Bithumb said it will reimburse users affected by a recent transfer error, underscoring how operational failures—rather than hacks—remain a major risk in crypto markets.
Crypto platforms often promise resilience through code. In practice, trust still hinges on how companies respond when systems fail.
This week, Bithumb said it would reimburse users affected by a transfer error that resulted in incorrect asset movements. The exchange emphasized that no customer would bear losses from the incident, a move aimed at containing reputational damage and restoring confidence.
The episode did not involve hacking or fraud, but a processing mistake—an increasingly common source of disruption in digital asset markets.

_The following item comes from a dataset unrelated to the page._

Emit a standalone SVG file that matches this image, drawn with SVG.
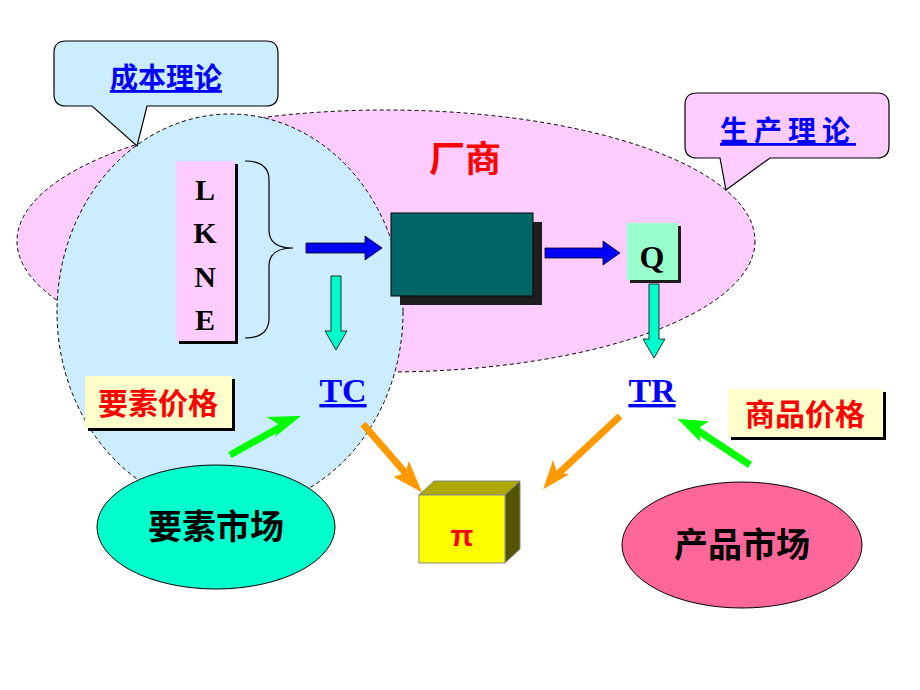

Operational risk, not security breaches
As crypto infrastructure matures, high-profile hacks have become less frequent. What has replaced them are quieter failures: misconfigured systems, payout glitches, and automation errors that move real money instantly.

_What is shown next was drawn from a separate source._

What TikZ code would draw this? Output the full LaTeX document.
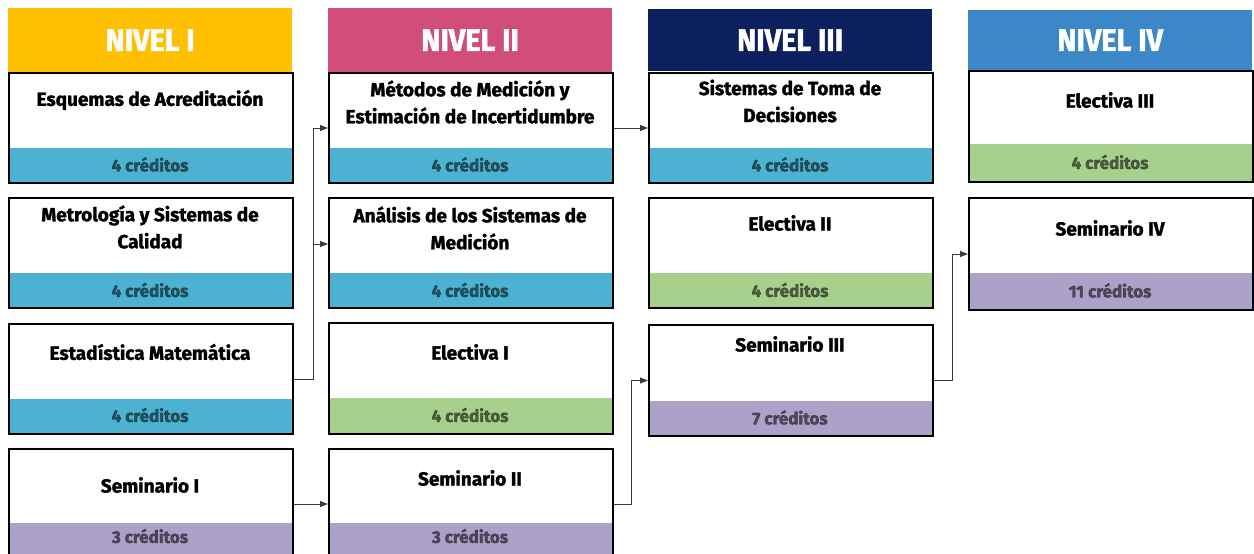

Because blockchain transactions are irreversible, even minor mistakes can escalate quickly. Recovery depends on internal controls and user cooperation rather than technical rollback.
Bithumb’s ability to reimburse users suggests safeguards worked—but only after the error occurred.
Why reimbursement matters
In traditional finance, consumer protections are often mandated. In crypto, they are largely voluntary.
By committing to reimburse users, Bithumb is signaling that it recognizes user protection as a competitive necessity, not just a regulatory obligation. For South Korea’s tightly watched crypto market, such responses may increasingly determine which platforms retain credibility.
Regulators are likely to take note, particularly as they assess whether exchanges are fit to operate at scale.
A broader industry pattern
Similar incidents have surfaced across global crypto platforms in recent years, reinforcing concerns that operational discipline has not kept pace with transaction volumes.
As exchanges function more like financial utilities, expectations around reliability are rising. Users are less forgiving of errors—especially when platforms position themselves as mainstream alternatives to banks.
Trust is rebuilt in response, not slogans
Bithumb’s reimbursement will not erase the mistake, but it may limit longer-term fallout. In crypto, confidence is cumulative: platforms earn it slowly and lose it quickly.
The incident serves as a reminder that the next phase of crypto’s evolution will be judged less on innovation and more on execution.
Reliability, not ideology, is becoming the industry’s defining test.